Supreme Court of Washington
936 P.2d 1123 (Wash. 1997)
Sandra Nelson (plaintiff) was a reporter for The News Tribune (TNT), which was acquired by McClatchy Newspapers, Inc. (McClatchy) (defendant). As a news publication, one of TNT’s primary objectives was to maintain its credibility as an objective source of news for its readers. To further this goal, TNT implemented an ethics code, which governed conflicts of interest. The ethics code defined a conflict of interest as any activity that led readers to believe TNT’s reporting was biased. Outside of working hours, Nelson was a political activist who devoted a considerable amount of time engaging in highly visible advocacy for gay and lesbian rights, feminist issues, and abortion rights.
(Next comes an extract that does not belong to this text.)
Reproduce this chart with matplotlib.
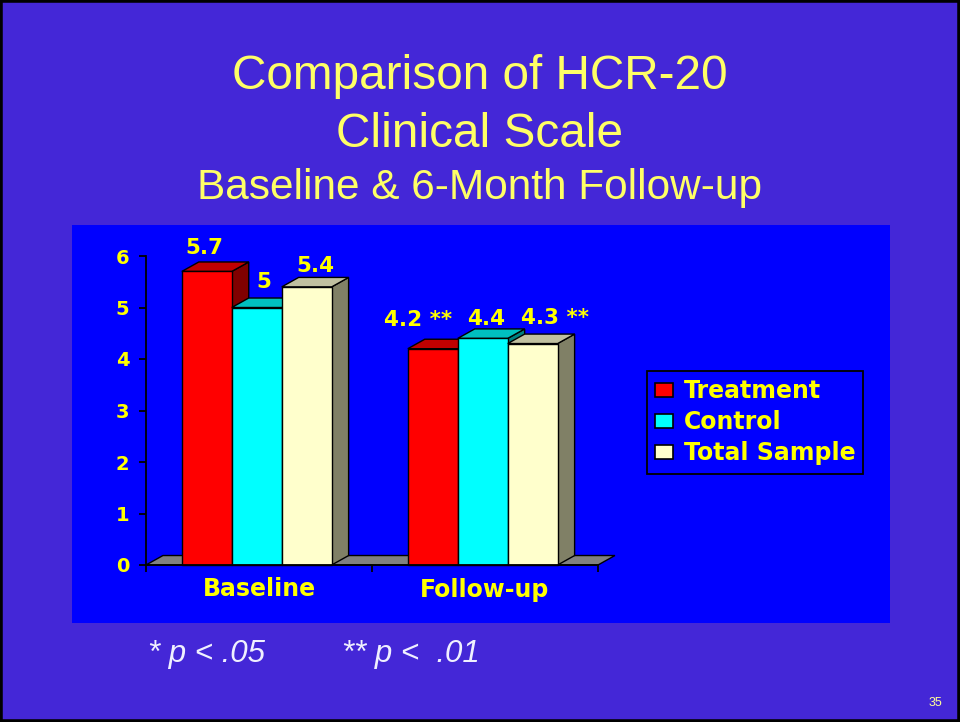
import matplotlib
matplotlib.use('Agg')
import matplotlib.pyplot as plt
from matplotlib.patches import Polygon, Rectangle, Patch

plt.rcParams['font.family'] = ['Liberation Sans', 'DejaVu Sans']

categories = ['Baseline', 'Follow-up']
series_names = ['Treatment', 'Control', 'Total Sample']
values = {
    'Treatment': [5.7, 4.2],
    'Control': [5.0, 4.4],
    'Total Sample': [5.4, 4.3],
}
value_labels = {
    'Treatment': ['5.7', '4.2 **'],
    'Control': ['5', '4.4'],
    'Total Sample': ['5.4', '4.3 **'],
}
y_ticks = [0, 1, 2, 3, 4, 5, 6]

front = {'Treatment': '#FF0000', 'Control': '#00FFFF', 'Total Sample': '#FFFFCC'}
top = {'Treatment': '#C00000', 'Control': '#00C0C0', 'Total Sample': '#C0C0A0'}
side = {'Treatment': '#800000', 'Control': '#008080', 'Total Sample': '#808066'}
# label nudges in pixels (x, y above the back edge)
nudge = {
    'Treatment': [(-11, 8), (-23, 13)],
    'Control': [(-1, 10), (-5, 4)],
    'Total Sample': [(0, 5), (14, 10)],
}

yellow = '#FFFF00'
wide = 'DejaVu Sans'  # the chart texts are a wide bold face
fig = plt.figure(figsize=(9.6, 7.22), dpi=100)
fig.patch.set_facecolor('#4427D7')
fig.patches.append(Rectangle((0, 0), 1, 1, transform=fig.transFigure,
                             fill=False, edgecolor='black', lw=4, zorder=50))
fig.patches.append(Rectangle((72 / 960, 1 - 623 / 722), 818 / 960, 398 / 722,
                             transform=fig.transFigure, facecolor='#0000FF',
                             edgecolor='none', zorder=-10))

ax = fig.add_axes([146 / 960, 1 - 565 / 722, 452 / 960, 309 / 722])
ax.set_facecolor('none')
ax.set_xlim(0, len(categories))
ax.set_ylim(0, 6)

width = 0.221
dx = 0.075
dy = 0.184

floor = Polygon([(0, 0), (2, 0), (2 + dx, dy), (dx, dy)], closed=True,
                facecolor='#808080', edgecolor='black', lw=1, zorder=1, clip_on=False)
ax.add_patch(floor)

z = 2
for i, cat in enumerate(categories):
    for j, name in enumerate(series_names):
        v = values[name][i]
        x0 = i + 0.49 + (j - 1.5) * width
        x1 = x0 + width
        ax.add_patch(Polygon([(x1, 0), (x1 + dx, dy), (x1 + dx, v + dy), (x1, v)],
                             closed=True, facecolor=side[name], edgecolor='black',
                             lw=1, zorder=z, clip_on=False))
        ax.add_patch(Polygon([(x0, v), (x1, v), (x1 + dx, v + dy), (x0 + dx, v + dy)],
                             closed=True, facecolor=top[name], edgecolor='black',
                             lw=1, zorder=z, clip_on=False))
        ax.bar(x0, v, width, align='edge', color=front[name], edgecolor='black',
               lw=1, zorder=z, clip_on=False)
        nx, ny = nudge[name][i]
        ax.annotate(value_labels[name][i], xy=(x0 + width / 2 + dx / 2, v + dy),
                    xytext=(nx * 0.72, ny * 0.72), textcoords='offset points',
                    ha='center', va='baseline', fontsize=15.5, fontweight='bold',
                    family=wide, color=yellow, zorder=20, annotation_clip=False)
        z += 1

for s in ['top', 'right']:
    ax.spines[s].set_visible(False)
ax.spines['left'].set_linewidth(1.3)
ax.spines['bottom'].set_linewidth(1.3)
ax.spines['bottom'].set_zorder(30)

ax.set_yticks(y_ticks)
ax.set_yticklabels([str(t) for t in y_ticks])
ax.tick_params(axis='y', direction='out', length=5, width=1.3, pad=7,
               labelsize=14, labelcolor=yellow)
for lab in ax.get_yticklabels():
    lab.set_fontweight('bold')
    lab.set_family(wide)

ax.set_xticks([0, 1, 2])
ax.set_xticklabels(['', '', ''])
ax.set_xticks([0.5, 1.5], minor=True)
ax.set_xticklabels(categories, minor=True)
ax.tick_params(axis='x', which='major', direction='out', length=5, width=1.3)
ax.tick_params(axis='x', which='minor', length=0, pad=9, labelsize=17,
               labelcolor=yellow)
for lab in ax.get_xticklabels(minor=True):
    lab.set_fontweight('bold')
    lab.set_family(wide)

handles = [Patch(facecolor=front[n], edgecolor='black', lw=1.2) for n in series_names]
leg = ax.legend(handles, series_names, loc='upper left',
                bbox_to_anchor=(647 / 960, 1 - 371 / 722),
                bbox_transform=fig.transFigure, frameon=True, fancybox=False,
                facecolor='#0000FF', edgecolor='black', framealpha=1,
                prop={'size': 17, 'weight': 'bold', 'family': wide},
                handlelength=0.75, handleheight=0.55, handletextpad=0.45,
                labelspacing=0.3, borderpad=0.35, borderaxespad=0)
for t in leg.get_texts():
    t.set_color(yellow)
leg.get_frame().set_linewidth(1.3)

title_color = '#FFFF66'
fig.text(0.5, 1 - 89 / 722, 'Comparison of HCR-20', ha='center', va='baseline',
         fontsize=34.4, color=title_color)
fig.text(0.5, 1 - 147 / 722, 'Clinical Scale', ha='center', va='baseline',
         fontsize=34.4, color=title_color)
fig.text(0.5, 1 - 199 / 722, 'Baseline & 6-Month Follow-up', ha='center',
         va='baseline', fontsize=30.5, color=title_color)

note_color = '#F0F0FF'
fig.text(148 / 960, 1 - 662 / 722, '* p < .05', ha='left', va='baseline',
         fontsize=22.5, style='italic', color=note_color)
fig.text(342 / 960, 1 - 662 / 722, '** p <  .01', ha='left', va='baseline',
         fontsize=22.5, style='italic', color=note_color)
fig.text(935 / 960, 1 - 706 / 722, '35', ha='center', va='baseline',
         fontsize=9, color='#FFFF99')

fig.savefig('out.png', dpi=100, facecolor=fig.get_facecolor())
On more than one occasion, Nelson was recognized as a reporter for TNT while engaged in political activity. On August 15, 1990, TNT transferred Nelson to an editing job with no reporting duties because Nelson’s political activities violated TNT’s code of ethics and threatened TNT’s credibility with its readers. TNT refused to restore Nelson to her reporting position while Nelson remained politically active. Nelson sued McClatchy, arguing that her transfer violated Washington’s Fair Campaign Practices Act (FCPA). The trial court granted summary judgment in favor of McClatchy, finding that the FCPA did not apply to TNT. Nelson appealed.